Reports from the Electronic Telegraph

27-30 August 1998

Day 1: Alleyne century keeps up tempo

By David Green at Bristol

First day of four: Gloucestershire 311-7 v Somerset

FOR one still twitching after Somerset's recent match against Derbyshire, in which a wicket fell every 20 minutes, it was good to see a more rational tempo maintained by Gloucestershire's batsmen against some well-controlled Somerset bowling.

Mark Alleyne, whose middle years as a cricketer are proving prosperous, provided the spine of the innings with an accomplished 116, his third century this season, after Tim Hancock's handsome 65 had given Gloucestershire some early impetus.

Somerset captain Peter Bowler's decision to field aroused considerable comment, but he probably felt that if the pitch was going to help the bowler at any time, it would do so on the first morning.

In the event, though Andrew Caddick's first ball - a well-pitched outswinger - found Rob Cunliffe's outside edge, bowlers had to work pretty hard on a dry surface which was already taking a little spin from the pavilion end.

Caddick, not for the first time this season, was Somerset's best bowler. At the start of this match he had bowled 502 overs - more than anyone else in the country - and yesterday he again bent his back willingly.

No one really mastered Caddick, who also dismissed Jack Russell, yorked after 95 minutes' resistance, and Tony Wright, caught at square leg. With 74 victims, he has overtaken Courtney Walsh as the country's leading wicket-taker.

Hancock, driving firmly either side of cover, hit 12 fours before Andre van Troost, showing improved control, yorked him. Alleyne was then joined by Matt Windows who, in an attractive fourth-wicket stand of 83, became the first Gloucestershire batsman to pass 1,000 runs for the season.

By the time Windows drove over one from Adrian Pierson, Alleyne was batting with real control, driving and cutting beautifully.

Alleyne, who reached his own 1,000 when he had made 87, fell late on flashing tiredly at van Troost, having hit 16 fours.

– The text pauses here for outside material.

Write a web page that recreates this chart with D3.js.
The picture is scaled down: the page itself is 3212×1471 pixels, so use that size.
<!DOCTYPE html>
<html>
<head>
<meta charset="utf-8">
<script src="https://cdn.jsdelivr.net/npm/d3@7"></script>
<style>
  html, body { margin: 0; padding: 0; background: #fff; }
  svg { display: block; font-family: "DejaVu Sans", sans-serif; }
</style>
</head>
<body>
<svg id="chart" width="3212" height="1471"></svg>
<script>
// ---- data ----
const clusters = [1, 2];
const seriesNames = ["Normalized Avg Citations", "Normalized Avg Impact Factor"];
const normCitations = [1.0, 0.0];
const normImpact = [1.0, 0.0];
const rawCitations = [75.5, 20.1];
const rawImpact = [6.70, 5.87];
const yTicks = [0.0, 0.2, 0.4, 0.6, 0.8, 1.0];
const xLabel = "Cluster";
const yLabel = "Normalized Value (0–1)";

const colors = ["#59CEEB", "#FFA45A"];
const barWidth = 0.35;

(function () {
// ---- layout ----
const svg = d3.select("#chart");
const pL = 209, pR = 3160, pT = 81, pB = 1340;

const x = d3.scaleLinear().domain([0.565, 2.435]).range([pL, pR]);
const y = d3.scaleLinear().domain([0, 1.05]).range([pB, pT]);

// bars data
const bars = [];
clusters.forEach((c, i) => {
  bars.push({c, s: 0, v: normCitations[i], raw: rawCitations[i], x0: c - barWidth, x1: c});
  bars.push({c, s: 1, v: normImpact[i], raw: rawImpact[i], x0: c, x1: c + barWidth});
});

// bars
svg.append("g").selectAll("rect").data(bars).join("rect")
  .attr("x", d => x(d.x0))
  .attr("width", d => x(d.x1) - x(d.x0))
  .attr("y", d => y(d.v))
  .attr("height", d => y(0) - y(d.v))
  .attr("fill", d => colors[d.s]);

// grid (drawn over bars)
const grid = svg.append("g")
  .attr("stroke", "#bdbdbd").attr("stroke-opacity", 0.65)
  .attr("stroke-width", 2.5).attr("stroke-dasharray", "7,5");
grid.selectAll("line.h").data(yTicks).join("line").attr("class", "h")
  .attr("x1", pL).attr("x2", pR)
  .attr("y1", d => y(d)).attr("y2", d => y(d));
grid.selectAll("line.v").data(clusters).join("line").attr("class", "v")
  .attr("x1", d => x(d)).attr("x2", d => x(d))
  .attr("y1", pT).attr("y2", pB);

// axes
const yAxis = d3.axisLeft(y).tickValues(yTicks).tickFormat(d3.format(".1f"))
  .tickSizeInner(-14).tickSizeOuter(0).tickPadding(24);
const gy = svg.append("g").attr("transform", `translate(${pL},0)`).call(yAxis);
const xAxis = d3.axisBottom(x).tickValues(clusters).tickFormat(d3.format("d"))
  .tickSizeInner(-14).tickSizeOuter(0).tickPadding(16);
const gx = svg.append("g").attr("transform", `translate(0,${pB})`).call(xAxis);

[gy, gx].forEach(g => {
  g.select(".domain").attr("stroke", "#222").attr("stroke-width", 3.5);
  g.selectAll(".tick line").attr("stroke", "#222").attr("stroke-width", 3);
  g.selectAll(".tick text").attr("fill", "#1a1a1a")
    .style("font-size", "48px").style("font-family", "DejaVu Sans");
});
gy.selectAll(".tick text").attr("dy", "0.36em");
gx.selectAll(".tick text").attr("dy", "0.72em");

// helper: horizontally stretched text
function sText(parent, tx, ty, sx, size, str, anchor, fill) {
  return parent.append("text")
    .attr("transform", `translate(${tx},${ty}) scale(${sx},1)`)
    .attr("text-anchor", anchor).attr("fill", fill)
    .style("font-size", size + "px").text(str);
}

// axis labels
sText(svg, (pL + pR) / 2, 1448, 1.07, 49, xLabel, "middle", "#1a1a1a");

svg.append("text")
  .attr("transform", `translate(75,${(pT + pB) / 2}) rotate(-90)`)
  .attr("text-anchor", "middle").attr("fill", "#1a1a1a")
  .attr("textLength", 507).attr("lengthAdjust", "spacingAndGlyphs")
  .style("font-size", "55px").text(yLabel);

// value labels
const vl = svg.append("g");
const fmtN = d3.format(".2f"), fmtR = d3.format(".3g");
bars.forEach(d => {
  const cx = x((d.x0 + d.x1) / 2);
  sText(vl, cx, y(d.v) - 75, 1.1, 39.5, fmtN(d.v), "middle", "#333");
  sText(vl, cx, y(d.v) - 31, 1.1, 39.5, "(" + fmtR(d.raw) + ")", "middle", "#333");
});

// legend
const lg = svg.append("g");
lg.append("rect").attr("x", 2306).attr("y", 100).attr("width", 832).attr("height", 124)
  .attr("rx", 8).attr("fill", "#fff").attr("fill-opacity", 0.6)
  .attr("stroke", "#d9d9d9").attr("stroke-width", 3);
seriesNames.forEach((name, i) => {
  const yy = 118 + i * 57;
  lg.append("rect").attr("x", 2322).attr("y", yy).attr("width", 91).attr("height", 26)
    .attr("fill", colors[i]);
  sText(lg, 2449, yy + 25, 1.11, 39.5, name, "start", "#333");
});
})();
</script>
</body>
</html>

Day 2: Trescothick in defiant mood

By David Green at Bristol

Second day of four: Somerset (269-5) trail Gloucs (355) by 86 runs

THE hopes Gloucestershire had of carrying off their first championship since the 1870s were dimmed yesterday by Marcus Trescothick and Michael Burns who, assisted by Piran Holloway and Rob Turner, carried Somerset comfortably clear of the follow-on figure.

Somerset have not had the happiest of campaigns, illness and poor individual form affecting them, but yesterday they fought back determinedly from an unpromising position and are now well in contention in this match.

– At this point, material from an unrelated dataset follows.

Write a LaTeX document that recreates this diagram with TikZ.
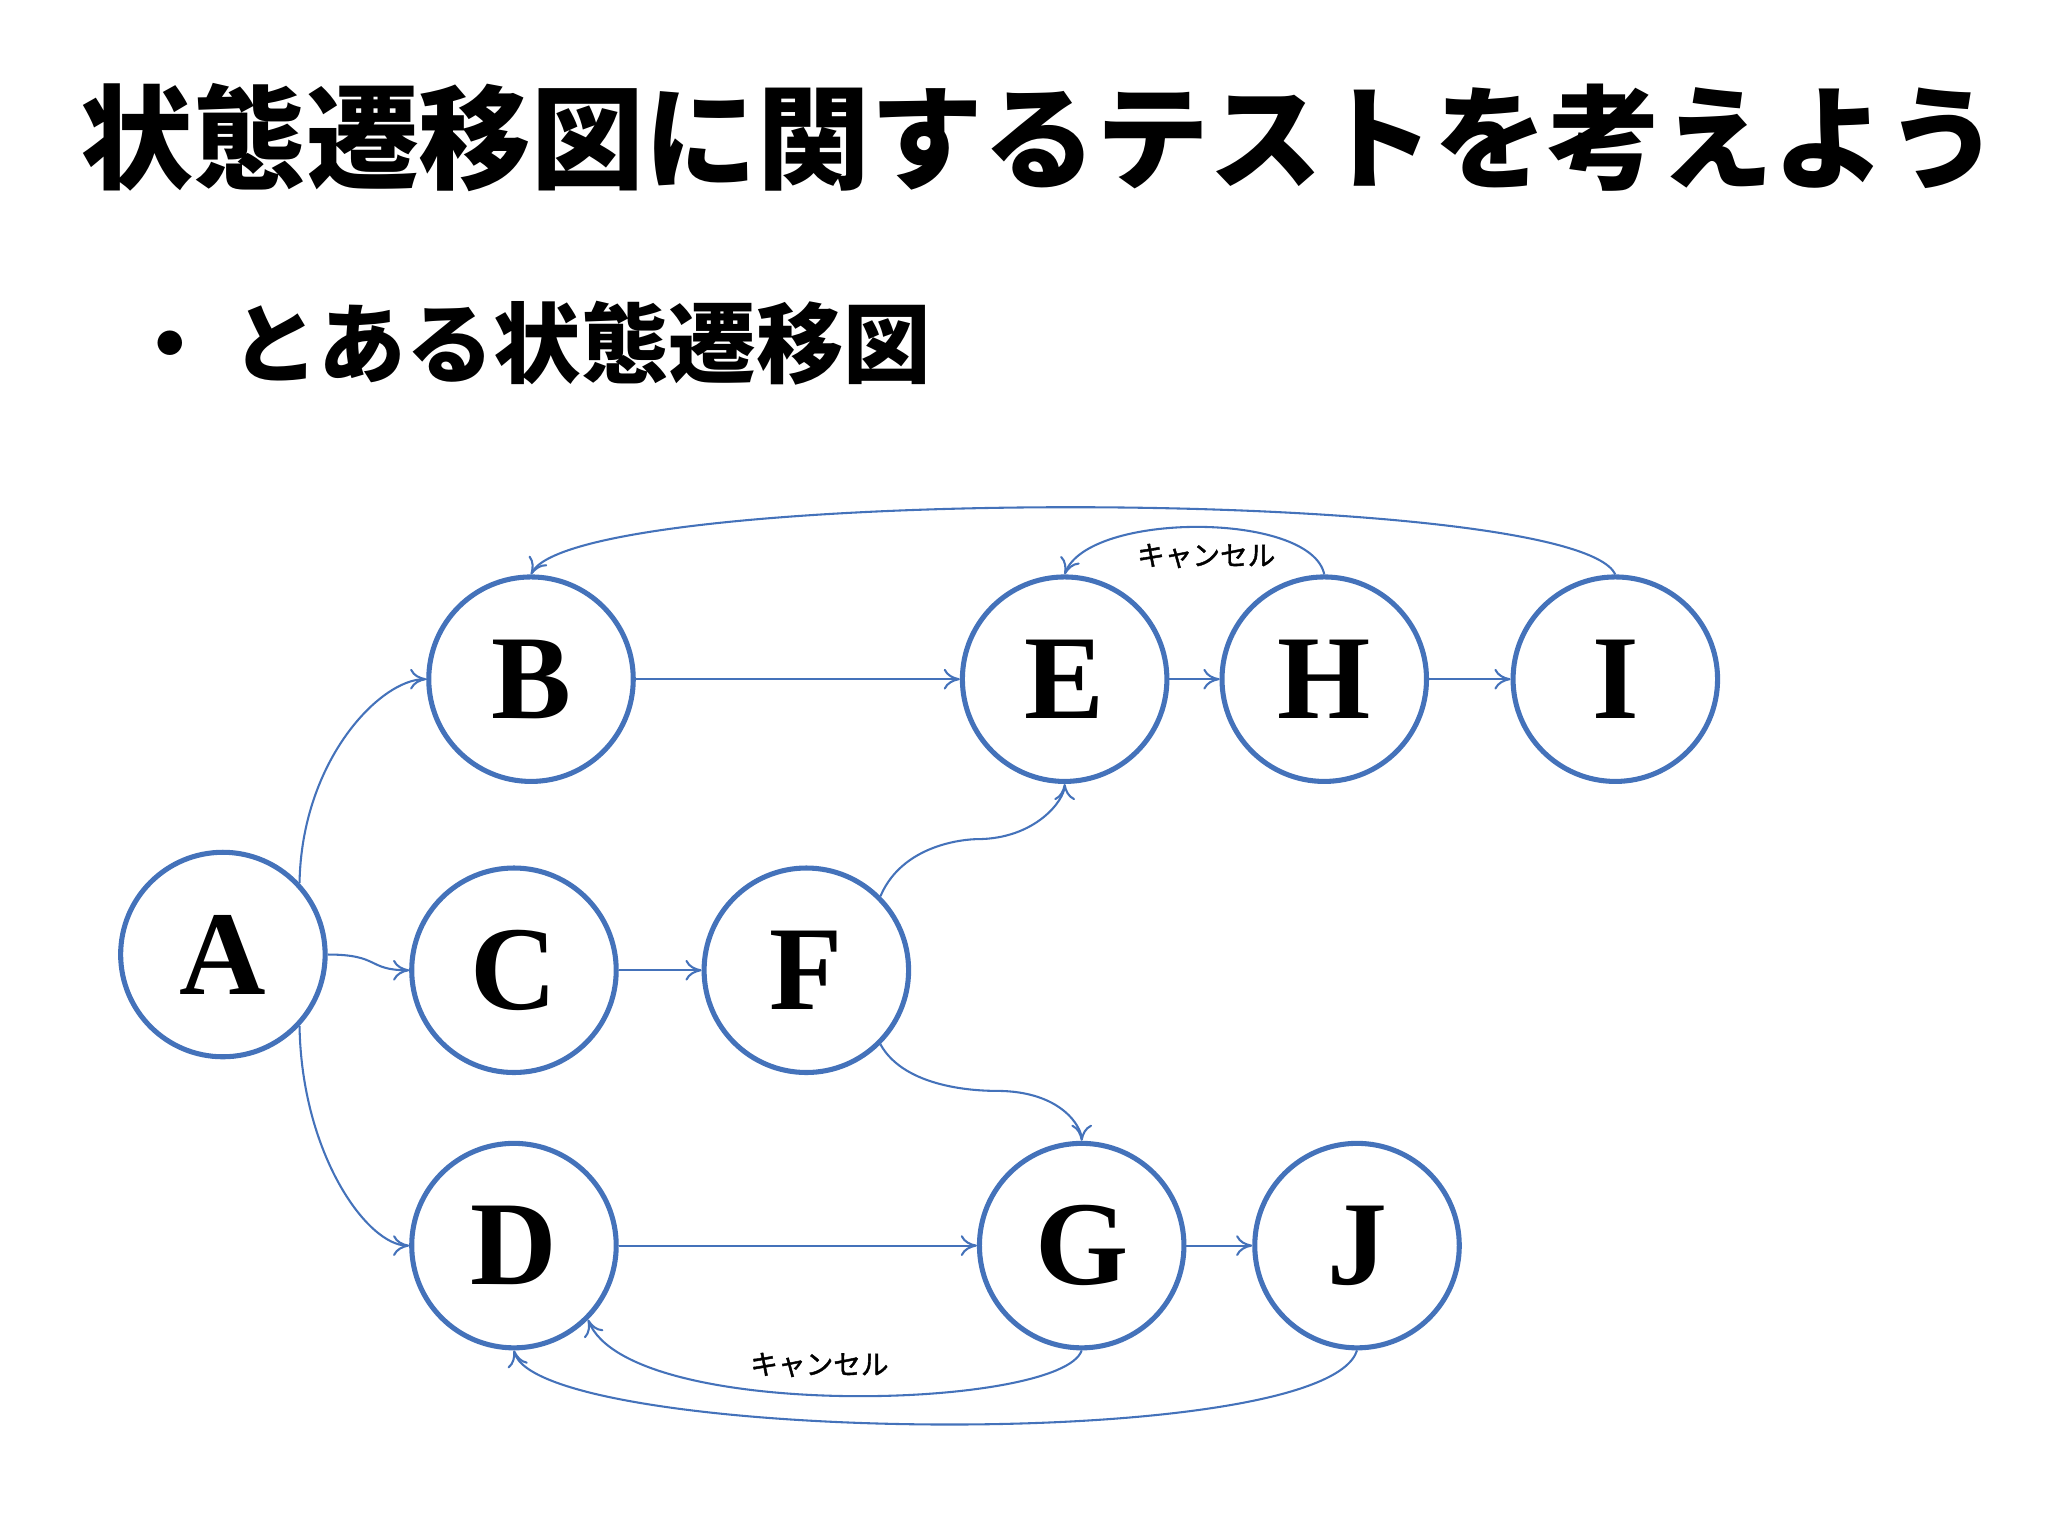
\documentclass[tikz,border=0pt]{standalone}
\usepackage{fontspec}
\newfontfamily\cjk{Noto Sans CJK JP Black}
\newfontfamily\cjkm{Noto Sans CJK JP}[FakeBold=1.5]
\setmainfont{Liberation Serif}
\usetikzlibrary{arrows.meta}
\definecolor{lb}{RGB}{68,114,186}
\begin{document}
\begin{tikzpicture}[x=0.02cm,y=-0.02cm,
  st/.style={circle,draw=lb,line width=2.2pt,minimum size=3.12cm,inner sep=0pt,font=\fontsize{52}{52}\selectfont\bfseries},
  ed/.style={draw=lb,line width=0.9pt,-{To[length=7pt,width=9pt]}},
  lab/.style={font=\cjkm\fontsize{12}{12}\selectfont}]
\useasboundingbox (0,0) rectangle (1562,1171);
\node[anchor=west,font=\cjk\fontsize{49}{49}\selectfont] (t) at (55,105) {状態遷移図に関するテストを考えよう};
\node[anchor=west,font=\cjk\fontsize{38}{38}\selectfont] (s) at (90,262) {・\hspace{0.2em}とある状態遷移図};
\node[st] (A) at (170,728) {A};
\node[st] (B) at (405,518) {B};
\node[st] (C) at (392,740) {C};
\node[st] (D) at (392,950) {D};
\node[st] (E) at (812,518) {E};
\node[st] (F) at (615,740) {F};
\node[st] (G) at (825,950) {G};
\node[st] (H) at (1010,518) {H};
\node[st] (I) at (1232,518) {I};
\node[st] (J) at (1035,950) {J};
\draw[ed] (A.43) .. controls (230,580) and (290,518) .. (B.west);
\draw[ed] (A.east) .. controls (290,728) and (280,740) .. (C.west);
\draw[ed] (A.-43) .. controls (230,880) and (280,950) .. (D.west);
\draw[ed] (B) -- (E);
\draw[ed] (C) -- (F);
\draw[ed] (E) -- (H);
\draw[ed] (H) -- (I);
\draw[ed] (D) -- (G);
\draw[ed] (G) -- (J);
\draw[ed] (F.45) .. controls (690,640) and (745,640) .. (745,640) .. controls (790,640) and (812,610) .. (E.south);
\draw[ed] (F.-45) .. controls (690,830) and (745,832) .. (760,832) .. controls (810,832) and (825,860) .. (G.north);
\draw[ed] (H.north) .. controls (1000,390) and (830,390) .. (E.north);
\node[lab] (l1) at (920,424) {キャンセル};
\draw[ed] (I.north) .. controls (1200,370) and (440,370) .. (B.north);
\draw[ed] (G.south) .. controls (810,1075) and (480,1085) .. (D.-45);
\node[lab] (l2) at (625,1041) {キャンセル};
\draw[ed] (J.south) .. controls (1010,1110) and (410,1100) .. (D.south);
\end{tikzpicture}
\end{document}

Gloucestershire's catching this season and, for some years past, has been generally reliable and at times brilliant, but they will be rueing lives given to Trescothick on 37 and Burns when he was nine.

Trescothick, engaged with Holloway in a gritty stand after Peter Bowler had edged Courtney Walsh to second slip, nicked the same bowler into and out of the hands of the anguished Tony Wright at third slip.

Later, with Somerset 136 for four and needing 70 more to avoid following on, Burns edged Mike Smith hard but straight to Bobby Dawson, also at third slip, and again the ball went to ground.

Trescothick, who had started uneasily, survived to play some fine strokes, his 92 containing 14 fours, five of them off the wayward John Lewis.

Despite the loss of Trescothick, Somerset moved up two gears as Burns reached 50 off 80 balls and finished unbeaten on a career-best 83.

Earlier Gloucestershire, 311 for seven overnight, had gained a fourth batting point, thanks principally to Martyn Ball's adventurous 58. Andrew Caddick took two more wickets to complete his sixth five-wicket haul in his last five matches.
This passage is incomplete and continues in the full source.